• YOUR INSTRUCTIONS: Extract everything from the first line through the line with "(pb) at (24,906)", both ends included, except for any pictures.

• SOURCE DATA:
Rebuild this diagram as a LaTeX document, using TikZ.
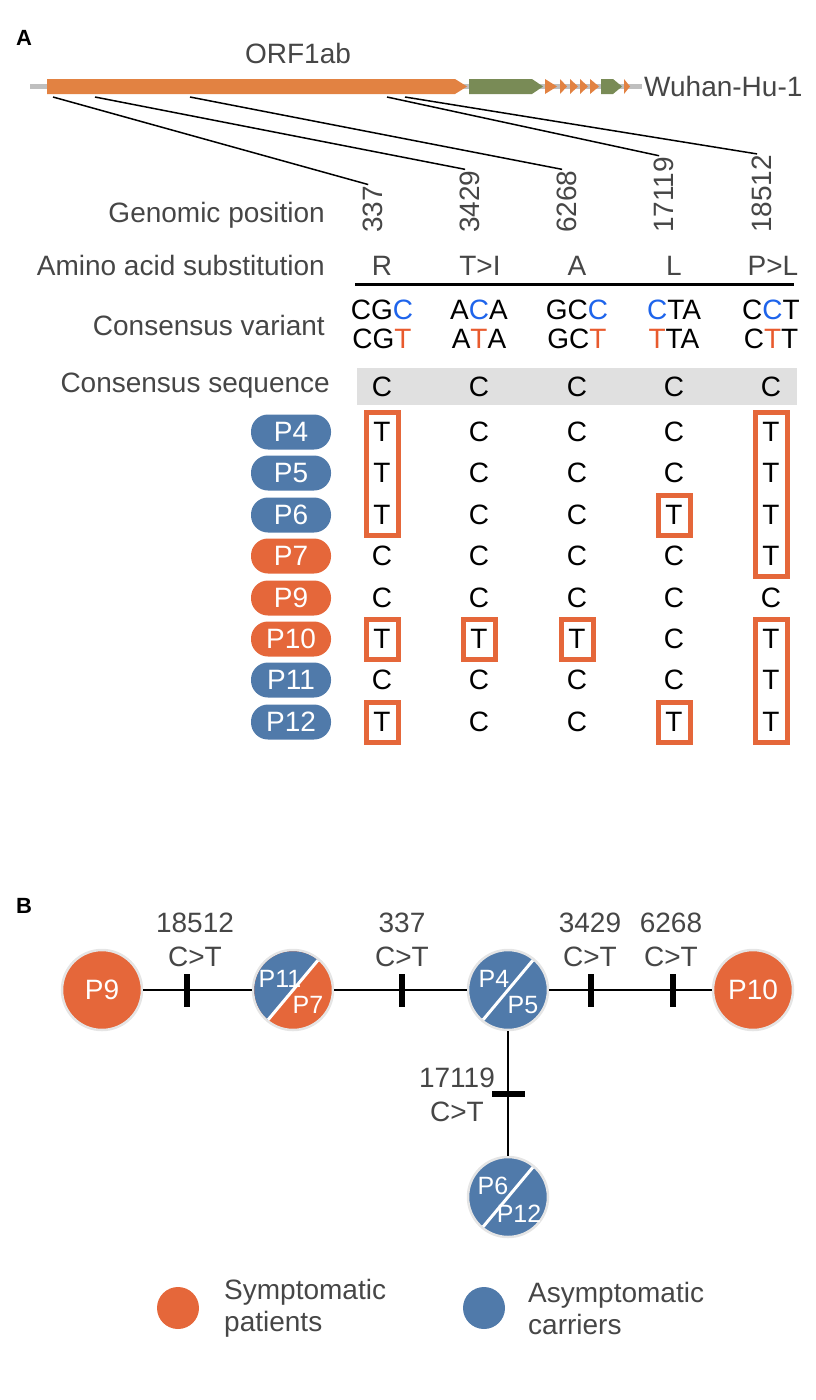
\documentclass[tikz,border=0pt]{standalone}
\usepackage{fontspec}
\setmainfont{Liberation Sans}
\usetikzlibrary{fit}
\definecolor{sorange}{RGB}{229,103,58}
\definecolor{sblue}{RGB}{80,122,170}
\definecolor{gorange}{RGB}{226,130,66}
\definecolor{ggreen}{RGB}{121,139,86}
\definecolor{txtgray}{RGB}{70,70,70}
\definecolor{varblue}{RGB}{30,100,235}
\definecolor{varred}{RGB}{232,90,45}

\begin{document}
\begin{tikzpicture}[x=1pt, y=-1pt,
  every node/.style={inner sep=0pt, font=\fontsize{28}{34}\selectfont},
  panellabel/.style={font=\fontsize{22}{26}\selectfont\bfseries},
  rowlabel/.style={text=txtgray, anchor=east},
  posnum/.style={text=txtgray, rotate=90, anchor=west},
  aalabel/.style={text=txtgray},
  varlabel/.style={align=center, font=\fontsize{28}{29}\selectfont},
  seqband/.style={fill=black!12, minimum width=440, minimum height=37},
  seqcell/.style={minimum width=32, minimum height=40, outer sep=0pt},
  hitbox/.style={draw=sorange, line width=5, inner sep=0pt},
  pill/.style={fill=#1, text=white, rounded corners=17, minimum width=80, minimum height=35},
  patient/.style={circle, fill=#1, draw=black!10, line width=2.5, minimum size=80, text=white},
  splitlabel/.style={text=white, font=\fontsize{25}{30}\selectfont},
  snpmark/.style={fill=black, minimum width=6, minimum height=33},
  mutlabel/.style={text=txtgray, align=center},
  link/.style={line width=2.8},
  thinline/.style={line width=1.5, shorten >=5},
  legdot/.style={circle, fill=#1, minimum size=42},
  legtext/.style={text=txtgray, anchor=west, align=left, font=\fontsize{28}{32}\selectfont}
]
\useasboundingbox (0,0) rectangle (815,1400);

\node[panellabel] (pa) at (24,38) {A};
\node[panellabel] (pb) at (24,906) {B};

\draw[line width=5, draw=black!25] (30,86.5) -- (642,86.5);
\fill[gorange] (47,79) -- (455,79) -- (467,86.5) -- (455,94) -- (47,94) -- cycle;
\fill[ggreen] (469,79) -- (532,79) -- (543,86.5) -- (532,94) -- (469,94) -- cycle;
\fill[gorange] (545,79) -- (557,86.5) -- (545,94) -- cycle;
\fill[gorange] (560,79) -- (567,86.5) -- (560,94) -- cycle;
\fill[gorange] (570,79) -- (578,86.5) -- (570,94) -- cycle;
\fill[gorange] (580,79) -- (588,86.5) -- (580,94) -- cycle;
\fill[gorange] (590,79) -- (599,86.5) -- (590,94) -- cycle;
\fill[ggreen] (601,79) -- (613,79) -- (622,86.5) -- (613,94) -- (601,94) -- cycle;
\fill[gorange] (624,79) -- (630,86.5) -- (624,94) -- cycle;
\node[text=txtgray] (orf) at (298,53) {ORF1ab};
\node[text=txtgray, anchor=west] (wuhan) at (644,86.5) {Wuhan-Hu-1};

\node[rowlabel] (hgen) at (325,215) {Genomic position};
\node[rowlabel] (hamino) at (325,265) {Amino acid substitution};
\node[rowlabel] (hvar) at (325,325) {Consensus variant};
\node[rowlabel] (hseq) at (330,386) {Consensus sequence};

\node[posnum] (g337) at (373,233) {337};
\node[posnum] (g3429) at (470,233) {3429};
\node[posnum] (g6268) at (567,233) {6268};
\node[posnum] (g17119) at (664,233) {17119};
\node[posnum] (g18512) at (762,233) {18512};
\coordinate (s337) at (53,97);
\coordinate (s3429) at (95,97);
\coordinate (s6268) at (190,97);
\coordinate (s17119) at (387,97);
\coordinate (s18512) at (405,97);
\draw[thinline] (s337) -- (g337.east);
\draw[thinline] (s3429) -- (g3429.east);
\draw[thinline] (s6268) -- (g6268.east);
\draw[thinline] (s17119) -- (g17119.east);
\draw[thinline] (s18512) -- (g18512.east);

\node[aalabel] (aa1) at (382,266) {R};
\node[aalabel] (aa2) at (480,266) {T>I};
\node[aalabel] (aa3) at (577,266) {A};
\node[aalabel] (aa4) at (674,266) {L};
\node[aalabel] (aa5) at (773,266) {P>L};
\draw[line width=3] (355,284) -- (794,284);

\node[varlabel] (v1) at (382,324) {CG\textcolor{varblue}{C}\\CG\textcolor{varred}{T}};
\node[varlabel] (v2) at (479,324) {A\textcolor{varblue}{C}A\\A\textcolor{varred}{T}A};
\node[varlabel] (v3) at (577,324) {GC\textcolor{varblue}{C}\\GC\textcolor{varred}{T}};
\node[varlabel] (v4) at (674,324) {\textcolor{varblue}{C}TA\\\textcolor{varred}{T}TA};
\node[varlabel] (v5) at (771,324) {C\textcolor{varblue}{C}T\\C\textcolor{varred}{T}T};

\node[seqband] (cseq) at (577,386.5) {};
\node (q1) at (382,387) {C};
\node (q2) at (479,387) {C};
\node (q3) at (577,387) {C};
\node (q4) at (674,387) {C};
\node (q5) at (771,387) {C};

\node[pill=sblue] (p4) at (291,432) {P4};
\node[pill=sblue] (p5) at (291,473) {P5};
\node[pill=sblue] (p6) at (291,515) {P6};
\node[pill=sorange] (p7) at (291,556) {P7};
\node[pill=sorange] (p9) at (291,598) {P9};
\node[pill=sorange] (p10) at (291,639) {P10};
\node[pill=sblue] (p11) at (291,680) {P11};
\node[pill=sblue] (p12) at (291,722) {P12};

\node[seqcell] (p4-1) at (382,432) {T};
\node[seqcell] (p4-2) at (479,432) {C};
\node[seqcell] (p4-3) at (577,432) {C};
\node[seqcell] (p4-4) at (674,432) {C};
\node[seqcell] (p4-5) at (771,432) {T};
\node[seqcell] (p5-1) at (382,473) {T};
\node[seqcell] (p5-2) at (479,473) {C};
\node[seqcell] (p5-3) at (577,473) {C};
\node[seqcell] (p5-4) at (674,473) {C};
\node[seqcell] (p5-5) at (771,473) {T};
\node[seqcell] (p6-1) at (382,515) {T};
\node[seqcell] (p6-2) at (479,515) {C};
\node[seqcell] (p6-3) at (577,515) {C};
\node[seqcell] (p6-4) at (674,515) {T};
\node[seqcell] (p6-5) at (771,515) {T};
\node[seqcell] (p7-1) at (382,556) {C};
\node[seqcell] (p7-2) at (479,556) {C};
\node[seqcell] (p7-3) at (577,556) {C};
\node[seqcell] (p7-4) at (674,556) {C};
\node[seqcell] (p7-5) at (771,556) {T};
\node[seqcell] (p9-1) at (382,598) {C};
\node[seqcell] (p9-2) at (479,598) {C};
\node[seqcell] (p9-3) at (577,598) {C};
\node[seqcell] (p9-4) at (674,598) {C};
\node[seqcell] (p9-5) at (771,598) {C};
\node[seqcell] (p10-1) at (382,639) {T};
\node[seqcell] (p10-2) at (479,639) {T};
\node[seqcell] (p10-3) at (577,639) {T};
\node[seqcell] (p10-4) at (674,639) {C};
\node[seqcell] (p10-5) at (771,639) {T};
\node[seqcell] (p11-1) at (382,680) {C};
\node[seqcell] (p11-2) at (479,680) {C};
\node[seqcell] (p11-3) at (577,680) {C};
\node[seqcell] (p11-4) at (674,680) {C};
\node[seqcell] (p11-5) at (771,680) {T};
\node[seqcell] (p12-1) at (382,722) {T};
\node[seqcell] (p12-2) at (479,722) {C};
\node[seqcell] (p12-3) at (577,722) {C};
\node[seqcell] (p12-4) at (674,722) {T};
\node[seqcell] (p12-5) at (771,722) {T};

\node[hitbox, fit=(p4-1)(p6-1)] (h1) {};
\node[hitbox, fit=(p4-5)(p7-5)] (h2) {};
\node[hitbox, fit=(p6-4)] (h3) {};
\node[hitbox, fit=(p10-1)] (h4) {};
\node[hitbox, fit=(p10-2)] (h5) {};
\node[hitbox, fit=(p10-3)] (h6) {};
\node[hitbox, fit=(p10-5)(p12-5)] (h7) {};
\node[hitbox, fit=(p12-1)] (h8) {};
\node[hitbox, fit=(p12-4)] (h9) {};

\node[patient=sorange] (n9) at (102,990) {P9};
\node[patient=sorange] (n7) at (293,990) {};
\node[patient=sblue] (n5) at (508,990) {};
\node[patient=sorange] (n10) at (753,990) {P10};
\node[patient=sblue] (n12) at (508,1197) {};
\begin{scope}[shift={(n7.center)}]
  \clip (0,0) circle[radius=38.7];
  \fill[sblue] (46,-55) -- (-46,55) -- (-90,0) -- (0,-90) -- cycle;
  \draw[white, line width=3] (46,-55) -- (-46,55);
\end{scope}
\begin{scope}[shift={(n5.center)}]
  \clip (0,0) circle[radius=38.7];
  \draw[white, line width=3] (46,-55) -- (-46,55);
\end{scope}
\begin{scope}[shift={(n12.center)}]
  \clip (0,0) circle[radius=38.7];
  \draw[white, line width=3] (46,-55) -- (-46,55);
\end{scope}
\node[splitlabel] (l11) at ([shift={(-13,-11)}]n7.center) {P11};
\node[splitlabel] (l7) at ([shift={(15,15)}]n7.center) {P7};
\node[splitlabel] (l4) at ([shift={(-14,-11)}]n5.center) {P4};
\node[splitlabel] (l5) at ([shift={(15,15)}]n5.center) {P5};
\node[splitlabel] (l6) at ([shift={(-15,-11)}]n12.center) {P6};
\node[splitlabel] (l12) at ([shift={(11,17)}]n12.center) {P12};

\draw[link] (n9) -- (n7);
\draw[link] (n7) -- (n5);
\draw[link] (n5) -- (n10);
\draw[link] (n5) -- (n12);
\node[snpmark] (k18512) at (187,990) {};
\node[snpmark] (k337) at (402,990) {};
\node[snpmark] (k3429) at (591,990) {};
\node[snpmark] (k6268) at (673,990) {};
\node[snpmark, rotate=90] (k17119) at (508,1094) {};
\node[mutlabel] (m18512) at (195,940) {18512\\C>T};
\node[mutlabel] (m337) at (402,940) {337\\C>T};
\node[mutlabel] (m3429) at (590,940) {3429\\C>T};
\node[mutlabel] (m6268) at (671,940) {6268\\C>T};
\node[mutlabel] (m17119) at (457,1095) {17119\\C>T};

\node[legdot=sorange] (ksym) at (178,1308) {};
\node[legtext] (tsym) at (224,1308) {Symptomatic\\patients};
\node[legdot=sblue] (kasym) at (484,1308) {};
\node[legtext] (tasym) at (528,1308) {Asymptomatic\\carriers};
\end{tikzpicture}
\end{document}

• SOLUTION TO THE PROBLEM:
Rebuild this diagram as a LaTeX document, using TikZ.
\documentclass[tikz,border=0pt]{standalone}
\usepackage{fontspec}
\setmainfont{Liberation Sans}
\usetikzlibrary{fit}
\definecolor{sorange}{RGB}{229,103,58}
\definecolor{sblue}{RGB}{80,122,170}
\definecolor{gorange}{RGB}{226,130,66}
\definecolor{ggreen}{RGB}{121,139,86}
\definecolor{txtgray}{RGB}{70,70,70}
\definecolor{varblue}{RGB}{30,100,235}
\definecolor{varred}{RGB}{232,90,45}

\begin{document}
\begin{tikzpicture}[x=1pt, y=-1pt,
  every node/.style={inner sep=0pt, font=\fontsize{28}{34}\selectfont},
  panellabel/.style={font=\fontsize{22}{26}\selectfont\bfseries},
  rowlabel/.style={text=txtgray, anchor=east},
  posnum/.style={text=txtgray, rotate=90, anchor=west},
  aalabel/.style={text=txtgray},
  varlabel/.style={align=center, font=\fontsize{28}{29}\selectfont},
  seqband/.style={fill=black!12, minimum width=440, minimum height=37},
  seqcell/.style={minimum width=32, minimum height=40, outer sep=0pt},
  hitbox/.style={draw=sorange, line width=5, inner sep=0pt},
  pill/.style={fill=#1, text=white, rounded corners=17, minimum width=80, minimum height=35},
  patient/.style={circle, fill=#1, draw=black!10, line width=2.5, minimum size=80, text=white},
  splitlabel/.style={text=white, font=\fontsize{25}{30}\selectfont},
  snpmark/.style={fill=black, minimum width=6, minimum height=33},
  mutlabel/.style={text=txtgray, align=center},
  link/.style={line width=2.8},
  thinline/.style={line width=1.5, shorten >=5},
  legdot/.style={circle, fill=#1, minimum size=42},
  legtext/.style={text=txtgray, anchor=west, align=left, font=\fontsize{28}{32}\selectfont}
]
\useasboundingbox (0,0) rectangle (815,1400);

\node[panellabel] (pa) at (24,38) {A};
\node[panellabel] (pb) at (24,906) {B};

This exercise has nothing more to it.